Mass-produced vendor solutions can never give one dealer a real competitive edge

Your website provider will never deploy a marketing or optimization strategy that gives one dealership a major advantage over another. They can’t. Their job is to keep hundreds or thousands of dealers moderately satisfied, not to help any one store dominate a market.

If you and your competitor are both on the same platform, do you honestly think that provider will prioritize your results above everyone else?
Of course not.

Even worse:
If you accidentally discover something that performs extremely well, the vendor will roll it out to every other dealer by the end of the month, including your local competitors and announce it as a “new feature.”

This is exactly why most dealers plateau online.

Dealership websites are built for inventory distribution, not competitive SEO

Every dealer has the same basic requirement:
Get inventory with photos, comments, pricing, and specs from the DMS to the website with as little manual work as possible.

Website providers focus on meeting OEM compliance, keeping pages functional, and onboarding dealers quickly. They are not built to win SEO battles or dominate long-tail search.

And this is why most dealers lose traffic to marketplaces.
OEM programs also do not prioritize making one dealer dominate a market

It’s important to understand that the OEM’s goals and the dealership goals are not the same.

The dealership wants to be the #1 dealership in their state.
You want to own every important keyword “Honda cars,” “CR-V lease,” “best used Civic,” etc.

But is that the OEM’s goal?
Not even close.

The OEM wants shoppers to see every dealer.
They want data from all dealers, and they want consistency across the brand.
They do not want one rooftop swallowing every customer in a region, it destabilizes allocations, co-op programs, and the balance between stores.

This is why OEM-approved website vendors and OEM digital programs are restrictive:
They are engineered to benefit the manufacturer, not to give your dealership an unfair advantage.
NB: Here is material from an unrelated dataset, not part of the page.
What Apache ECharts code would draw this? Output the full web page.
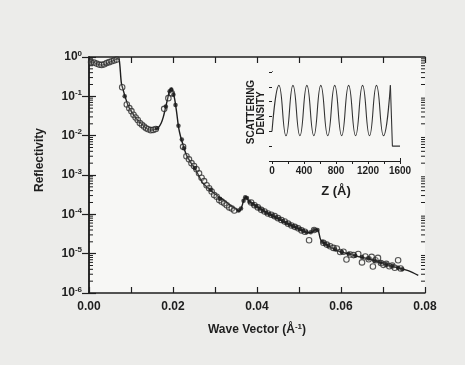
<!DOCTYPE html>
<html>
<head>
<meta charset="utf-8">
<script src="https://cdn.jsdelivr.net/npm/echarts@6/dist/echarts.min.js"></script>
<style>
  html, body { margin: 0; padding: 0; background: #ececea; }
  #chart { width: 465px; height: 365px; }
</style>
</head>
<body>
<div id="chart"></div>
<script>
// fitted reflectivity curve [q, R]
const fitLine = [
  [0, 0.76], [0.001, 0.74], [0.002, 0.66], [0.003, 0.62], [0.004, 0.66], [0.005, 0.74],
  [0.006, 0.82], [0.0068, 0.9], [0.0072, 0.85], [0.0077, 0.22], [0.0081, 0.15], [0.0086, 0.098],
  [0.0094, 0.055], [0.0103, 0.038], [0.0113, 0.027], [0.0123, 0.021], [0.0133, 0.0165],
  [0.0145, 0.0138], [0.0157, 0.0145], [0.0165, 0.016], [0.0172, 0.021], [0.0177, 0.03],
  [0.0182, 0.05], [0.0187, 0.085], [0.0192, 0.14], [0.0196, 0.16], [0.02, 0.13], [0.0204, 0.085],
  [0.0209, 0.037], [0.0213, 0.017], [0.0218, 0.0095], [0.0224, 0.0058], [0.0232, 0.0032],
  [0.0242, 0.0021], [0.0255, 0.0013], [0.027, 0.00065], [0.0285, 0.00045], [0.03, 0.00033],
  [0.0318, 0.00024], [0.0336, 0.00017], [0.035, 0.000135], [0.0358, 0.00012], [0.0364, 0.00016],
  [0.0369, 0.00024], [0.0374, 0.00028], [0.038, 0.00022], [0.04, 0.00016], [0.0423, 0.00011],
  [0.0445, 0.000082], [0.0463, 0.000065], [0.0485, 0.00005], [0.0505, 0.00004], [0.0522, 0.000034],
  [0.0532, 0.000036], [0.054, 0.000042], [0.0546, 0.000038], [0.0552, 0.000022], [0.0565, 0.000017],
  [0.0582, 0.0000135], [0.06, 0.000011], [0.0621, 0.0000098], [0.064, 0.0000085], [0.0661, 0.0000076],
  [0.068, 0.0000066], [0.0701, 0.0000056], [0.072, 0.0000048], [0.074, 0.0000043], [0.076, 0.0000037],
  [0.0784, 0.0000028]
];

// measured points, open circles
const openPts = [
  [0.0005, 0.74], [0.0012, 0.72], [0.0018, 0.68], [0.0024, 0.64], [0.003, 0.63], [0.0036, 0.65],
  [0.0042, 0.7], [0.0048, 0.74], [0.0054, 0.78], [0.006, 0.82], [0.0066, 0.86], [0.0079, 0.17],
  [0.009, 0.062], [0.0096, 0.05], [0.0101, 0.042], [0.0106, 0.034], [0.0111, 0.029], [0.0116, 0.025],
  [0.0121, 0.021], [0.0126, 0.019], [0.0131, 0.017], [0.0136, 0.0155], [0.0141, 0.0145],
  [0.0147, 0.0138], [0.0153, 0.014], [0.0159, 0.0148], [0.0179, 0.048], [0.0189, 0.09], [0.0197, 0.12],
  [0.0224, 0.0052], [0.0232, 0.003], [0.0238, 0.0025], [0.0244, 0.002], [0.025, 0.0017], [0.0256, 0.0014],
  [0.0262, 0.0011], [0.0268, 0.00085], [0.0274, 0.0007], [0.028, 0.00055], [0.0286, 0.00046],
  [0.0292, 0.00038], [0.0298, 0.00031], [0.0304, 0.00028], [0.031, 0.00023], [0.0316, 0.00021],
  [0.0322, 0.00019], [0.0328, 0.00017], [0.0334, 0.00015], [0.034, 0.00014], [0.0346, 0.000125],
  [0.0386, 0.0002], [0.0394, 0.00017], [0.0402, 0.00015], [0.041, 0.00013], [0.0418, 0.000118],
  [0.0426, 0.000105], [0.0434, 0.000098], [0.0442, 0.00009], [0.045, 0.00008], [0.0458, 0.000072],
  [0.0466, 0.000066], [0.0474, 0.000058], [0.0482, 0.000052], [0.049, 0.000048], [0.0498, 0.000044],
  [0.0506, 0.000039], [0.0514, 0.000036], [0.0524, 0.000022], [0.0536, 0.00004], [0.0558, 0.000019],
  [0.0566, 0.000017], [0.0574, 0.0000155], [0.0582, 0.000014], [0.059, 0.0000135], [0.0598, 0.000011],
  [0.0606, 0.0000112], [0.0613, 0.0000071], [0.0622, 0.0000095], [0.063, 0.0000092], [0.0641, 0.0000098],
  [0.065, 0.000006], [0.0658, 0.0000085], [0.0666, 0.0000072], [0.0673, 0.0000083], [0.0676, 0.0000047],
  [0.0682, 0.0000068], [0.0688, 0.0000078], [0.0695, 0.0000058], [0.0701, 0.0000052], [0.0708, 0.0000055],
  [0.0715, 0.0000048], [0.0722, 0.000005], [0.0728, 0.0000044], [0.0736, 0.0000068], [0.0742, 0.0000042]
];

// measured points, filled dots
const solidPts = [
  [0.0085, 0.1], [0.0162, 0.0155], [0.0183, 0.055], [0.0192, 0.135], [0.0196, 0.15], [0.0201, 0.11],
  [0.0206, 0.06], [0.0213, 0.018], [0.0221, 0.008], [0.0226, 0.0048], [0.0252, 0.0015], [0.029, 0.00042],
  [0.0312, 0.00025], [0.0356, 0.000125], [0.0362, 0.00014], [0.0368, 0.00022], [0.0372, 0.00027],
  [0.0376, 0.00026], [0.0382, 0.00021], [0.039, 0.00018], [0.0398, 0.00016], [0.0406, 0.00014],
  [0.0414, 0.000125], [0.0422, 0.00011], [0.043, 0.0001], [0.0438, 0.000092], [0.0446, 0.000083],
  [0.0454, 0.000076], [0.0462, 0.000068], [0.047, 0.00006], [0.0478, 0.000055], [0.0486, 0.00005],
  [0.0494, 0.000046], [0.0502, 0.000042], [0.051, 0.000038], [0.0518, 0.000035], [0.0528, 0.000035],
  [0.0536, 0.00004], [0.0544, 0.00004], [0.0556, 0.00002], [0.0562, 0.000018], [0.057, 0.000016],
  [0.0586, 0.000013], [0.0602, 0.000011], [0.0618, 0.00001], [0.0634, 0.0000088], [0.065, 0.0000082],
  [0.0666, 0.0000075], [0.068, 0.0000066], [0.0694, 0.000006], [0.0708, 0.0000054], [0.0722, 0.0000049],
  [0.0736, 0.0000044], [0.0746, 0.000004]
];

// log minor tick values (2..9 per decade)
const minorTicks = [];
[1e-6, 1e-5, 1e-4, 1e-3, 1e-2, 1e-1].forEach(d => {
  [2, 3, 4, 5, 6, 7, 8, 9].forEach(m => minorTicks.push([0, m * d]));
});

// inset: scattering density profile [Z, density]
const densityWave = [
  [0, 2.0], [87, 5.1], [175, 1.7], [262, 5.1], [349, 1.7], [436, 5.1], [523, 1.7], [610, 5.1],
  [697, 1.7], [784, 5.1], [871, 1.7], [958, 5.1], [1045, 1.7], [1132, 5.1], [1219, 1.7],
  [1306, 5.1], [1393, 1.7], [1480, 5.1]
];
const densityStep = [[1480, 5.1], [1505, 1.0], [1600, 1.0]];

const chart = echarts.init(document.getElementById('chart'));
const ink = '#1e1e1e';
const font = 'Liberation Sans, Arial, sans-serif';

const axisBase = {
  axisLine: { lineStyle: { color: ink, width: 1.5 } },
  splitLine: { show: false },
  axisTick: { inside: true, lineStyle: { color: ink, width: 1 } }
};

const option = {
  animation: false,
  backgroundColor: '#ececea',
  grid: [
    { left: 89, top: 57, width: 336, height: 236, show: true, backgroundColor: '#f7f7f5', borderWidth: 0 },
    { left: 272, top: 72, width: 128, height: 89, show: true, backgroundColor: '#f7f7f5', borderWidth: 0, z: 5 }
  ],
  xAxis: [
    Object.assign({}, axisBase, {
      type: 'value', gridIndex: 0, min: 0, max: 0.08, interval: 0.01,
      axisTick: { inside: true, length: 6, lineStyle: { color: ink, width: 1.2 } },
      axisLabel: {
        margin: 8, color: ink, fontFamily: font, fontWeight: 'bold', fontSize: 12,
        formatter: v => (Math.round(v * 100) % 2 === 0 ? v.toFixed(2) : '')
      },
      name: '{n|Wave Vector (Å}{s|-1}{n|)}',
      nameLocation: 'middle', nameGap: 30,
      nameTextStyle: {
        rich: {
          n: { fontFamily: font, fontWeight: 'bold', fontSize: 12, color: ink },
          s: { fontFamily: font, fontWeight: 'bold', fontSize: 8, color: ink, verticalAlign: 'top', padding: [0, 0, 6, 0] }
        }
      }
    }),
    Object.assign({}, axisBase, {
      type: 'value', gridIndex: 0, position: 'top', min: 0, max: 0.08, interval: 0.01,
      axisTick: { inside: true, length: 6, lineStyle: { color: ink, width: 1.2 } },
      axisLabel: { show: false }
    }),
    Object.assign({}, axisBase, {
      type: 'value', gridIndex: 1, min: 0, max: 1600, interval: 400,
      axisLine: { lineStyle: { color: ink, width: 1 } },
      axisTick: { inside: true, length: 3, lineStyle: { color: ink } },
      minorTick: { show: true, splitNumber: 2, length: 3, lineStyle: { color: ink } },
      axisLabel: {
        margin: 5, color: ink, fontFamily: font, fontWeight: 'bold', fontSize: 10,
        formatter: v => String(v)
      },
      name: 'Z (Å)', nameLocation: 'middle', nameGap: 24,
      nameTextStyle: { fontFamily: font, fontWeight: 'bold', fontSize: 13, color: ink }
    }),
    Object.assign({}, axisBase, {
      type: 'value', gridIndex: 1, position: 'top', min: 0, max: 1600, interval: 400,
      axisLine: { lineStyle: { color: ink, width: 1 } },
      axisTick: { inside: true, length: 3, lineStyle: { color: ink } },
      minorTick: { show: true, splitNumber: 2, length: 3, lineStyle: { color: ink } },
      axisLabel: { show: false }
    })
  ],
  yAxis: [
    Object.assign({}, axisBase, {
      type: 'log', gridIndex: 0, min: 1e-6, max: 1, logBase: 10,
      axisTick: { inside: true, length: 7, lineStyle: { color: ink, width: 1.2 } },
      axisLabel: {
        margin: 7, color: ink,
        formatter: v => '{b|10}{e|' + Math.round(Math.log10(v)) + '}',
        rich: {
          b: { fontFamily: font, fontWeight: 'bold', fontSize: 12, color: ink },
          e: { fontFamily: font, fontWeight: 'bold', fontSize: 8, color: ink, verticalAlign: 'top', padding: [0, 0, 7, 0] }
        }
      }
    }),
    Object.assign({}, axisBase, {
      type: 'log', gridIndex: 0, position: 'right', min: 1e-6, max: 1, logBase: 10,
      axisTick: { inside: true, length: 7, lineStyle: { color: ink, width: 1.2 } },
      axisLabel: { show: false }
    }),
    Object.assign({}, axisBase, {
      type: 'value', gridIndex: 1, min: 0, max: 6, interval: 1,
      axisLine: { lineStyle: { color: ink, width: 1 } },
      axisTick: { inside: true, length: 3, lineStyle: { color: ink } },
      axisLabel: { show: false }
    }),
    Object.assign({}, axisBase, {
      type: 'value', gridIndex: 1, position: 'right', min: 0, max: 6, interval: 1,
      axisLine: { lineStyle: { color: ink, width: 1 } },
      axisTick: { inside: true, length: 3, lineStyle: { color: ink } },
      axisLabel: { show: false }
    })
  ],
  graphic: [
    {
      type: 'text', left: 34, top: 128, rotation: Math.PI / 2,
      style: { text: 'Reflectivity', font: 'bold 12px ' + font, fill: ink }
    },
    {
      type: 'text', x: 251, y: 112, rotation: Math.PI / 2, z: 10,
      style: { text: 'SCATTERING', font: 'bold 10px ' + font, fill: ink, align: 'center', verticalAlign: 'middle' }
    },
    {
      type: 'text', x: 261, y: 113, rotation: Math.PI / 2, z: 10,
      style: { text: 'DENSITY', font: 'bold 10px ' + font, fill: ink, align: 'center', verticalAlign: 'middle' }
    }
  ],
  series: [
    {
      type: 'custom', xAxisIndex: 0, yAxisIndex: 0, data: minorTicks, silent: true,
      renderItem: (params, api) => {
        const l = api.coord([0, api.value(1)]);
        const r = api.coord([0.08, api.value(1)]);
        const st = { stroke: ink, lineWidth: 1 };
        return {
          type: 'group', children: [
            { type: 'line', shape: { x1: l[0], y1: l[1], x2: l[0] + 4, y2: l[1] }, style: st },
            { type: 'line', shape: { x1: r[0] - 4, y1: r[1], x2: r[0], y2: r[1] }, style: st }
          ]
        };
      }
    },
    {
      type: 'line', xAxisIndex: 0, yAxisIndex: 0, data: fitLine, showSymbol: false, smooth: 0.3,
      lineStyle: { color: ink, width: 1.4 }, z: 2
    },
    {
      type: 'scatter', xAxisIndex: 0, yAxisIndex: 0, data: openPts, symbolSize: 5.5,
      itemStyle: { color: 'rgba(247,247,245,0.2)', borderColor: '#2a2a2a', borderWidth: 1.1 }, z: 3
    },
    {
      type: 'scatter', xAxisIndex: 0, yAxisIndex: 0, data: solidPts, symbolSize: 4.5,
      itemStyle: { color: '#1a1a1a' }, z: 4
    },
    {
      type: 'line', xAxisIndex: 2, yAxisIndex: 2, data: densityWave, smooth: 0.5,
      showSymbol: false,
      lineStyle: { color: '#333', width: 1.1 }, z: 6
    },
    {
      type: 'line', xAxisIndex: 2, yAxisIndex: 2, data: densityStep, smooth: false,
      symbol: 'circle', symbolSize: 3, itemStyle: { color: ink }, showSymbol: false,
      lineStyle: { color: '#333', width: 1.1 }, z: 6
    }
  ]
};

chart.setOption(option);
</script>
</body>
</html>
Co-op programs often amplify your branding problem

Many co-op-approved social and content vendors push out slick-looking posts, ads, and banners but they are:
  • generic
  • identical across all dealers
  • optimized for the OEM, not the individual store
  • often not linking back to your website
  • sometimes burying your own posts by auto-posting minutes after you do
Convenient? Yes.
Competitive? No.

Useful for increasing brand presence? Yes.
Useful for increasing your sales? Not usually.

SEO/SEM programs can work but not if they serve multiple masters

When you hand your SEO or SEM to an OEM-approved vendor, remember:
  • they want your data
  • they want to study what works so they can replicate it across the region
  • they will never build a strategy designed to dominate other dealers
If you’re a Honda dealership, dominating keywords like “Honda cars” sounds like the goal.
But Honda doesn’t want one dealer to rank everywhere, they want every dealer to have a fair shot.

This is why you cannot rely on the OEM or mass-market vendors to build strategies that make you the best in the state.

If a dealer wants to outrank third-party sites and reclaim buyer-intent traffic, the only path forward is:
  • custom-built website infrastructure
  • content you own (model pages, trim pages, long-tail research)
  • permanent pages that don’t disappear when inventory sells
  • strong internal linking
  • technical SEO designed specifically for your rooftop
  • strategies that are exclusive, not shared
  • and tools that are optimized for your market, not everyone else’s
If you want to win, you have to stop using the same tools as your competitor and expecting different results.